Photo by tdamaske

THE CITY seems to be quietly adjusting to the most recent round of public transit budget cuts. Rider grumbling hasn't stopped the price of a TriMet ticket from jumping to $2.50 or brought free rail back to downtown.

Except in one neighborhood, where outcry over September's transit cuts is loud and clear—and gathering steam. In Woodlawn, complaints will actually lead to change, with TriMet promising to repair the situation.

TriMet cut service on nine bus lines and reconfigured 15 others to save $1.1 million this year—and $500,000 of that came from whacking the last 2.5 miles off the #8 bus line, which used to end at North Portland's Jubitz Truck Stop. Businesses and residents along NE Dekum in the Woodlawn neighborhood were surprised to learn that the end of the line changed overnight, now dropping buses, drivers, and riders into the middle of Woodlawn's fledgling business district, four blocks east of busy NE MLK.

Now, up to three buses at a time line up in front of Woodlawn Park. And, at peak times, six buses an hour circle the outdoor café at the Firehouse Restaurant.

For the past two months, neighbors have been meeting with TriMet to voice their complaints about the change. They're joined by TriMet drivers, whose union penned a forceful letter in September saying the change has also stressed out drivers.

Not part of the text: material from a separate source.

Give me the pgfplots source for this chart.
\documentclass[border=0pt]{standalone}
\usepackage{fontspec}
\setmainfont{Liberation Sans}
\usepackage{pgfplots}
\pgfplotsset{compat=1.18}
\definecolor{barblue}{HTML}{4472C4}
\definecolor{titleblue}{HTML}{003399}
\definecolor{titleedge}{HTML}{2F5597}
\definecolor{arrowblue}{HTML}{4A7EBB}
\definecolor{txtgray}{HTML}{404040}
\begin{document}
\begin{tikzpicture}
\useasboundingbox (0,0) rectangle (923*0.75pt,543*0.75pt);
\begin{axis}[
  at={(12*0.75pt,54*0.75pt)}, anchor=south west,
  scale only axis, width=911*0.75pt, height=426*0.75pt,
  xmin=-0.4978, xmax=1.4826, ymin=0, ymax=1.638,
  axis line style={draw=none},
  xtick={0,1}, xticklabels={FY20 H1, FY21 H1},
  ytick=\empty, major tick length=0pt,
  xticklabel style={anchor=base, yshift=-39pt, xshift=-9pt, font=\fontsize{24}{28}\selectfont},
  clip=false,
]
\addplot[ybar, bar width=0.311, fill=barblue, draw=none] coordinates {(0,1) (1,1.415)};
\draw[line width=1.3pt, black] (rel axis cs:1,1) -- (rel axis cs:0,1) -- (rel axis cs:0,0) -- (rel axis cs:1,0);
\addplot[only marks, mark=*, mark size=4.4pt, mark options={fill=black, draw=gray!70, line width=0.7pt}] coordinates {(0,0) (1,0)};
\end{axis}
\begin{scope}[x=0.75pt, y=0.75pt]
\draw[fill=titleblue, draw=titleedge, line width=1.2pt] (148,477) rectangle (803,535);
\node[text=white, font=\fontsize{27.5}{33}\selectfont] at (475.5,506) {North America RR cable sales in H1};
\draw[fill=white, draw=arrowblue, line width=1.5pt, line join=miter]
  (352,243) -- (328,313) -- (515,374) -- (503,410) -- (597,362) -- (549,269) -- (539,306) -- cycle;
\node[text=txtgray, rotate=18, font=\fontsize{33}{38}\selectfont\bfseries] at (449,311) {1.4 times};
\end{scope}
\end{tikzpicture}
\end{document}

The complaints get to the heart of the dirty work of driving a bus. The buses lingering next to Woodlawn Park make a choke point for traffic on NE Dekum. Unlike at the truck stop, the noise and diesel fumes that buses create when they idle and make their slow turnarounds irritate neighbors and business owners who are trying to create a cute, walkable neighborhood.

"It's loud. It's smelly," says Mark Hoskins, who owns the business Upcycles near the new end of the line. "Locals felt blindsided."

Ending the line at the small park instead of a truck stop has created a rather pressing problem for drivers: There's nowhere to pee. The two businesses that agreed to let drivers use their bathrooms say they've seen twice as many drivers come in as TriMet said there would be.

"TriMet management has deemed not to include enough time in their schedules" to continue the route to Jubitz, where there is a bathroom bus drivers can use 24 hours a day, reads the union's letter, signed by President Bruce Hansen. "For the local businesses that have the outside cafés, we totally understand the annoyance of diesel fumes your customers are subjected to."

Though it bungled the rollout of the #8 reroute, TriMet has made some changes. The agency posted signs saying that all idling buses must be turned off. And TriMet spokeswoman Mary Fetsch says that, as a temporary fix, 40 percent of the buses will use a different layover location in the spring.

But Hoskins and the Woodlawn Neighborhood Association want 100 percent of the buses back to the truck stop, pronto. Frustrated by meeting with TriMet reps in their neighborhood, they're planning to show up in force to TriMet's board meeting next Wednesday, November 28.

"We're suffering, so we're asking them to make some sort of change as soon as possible," says Hoskins.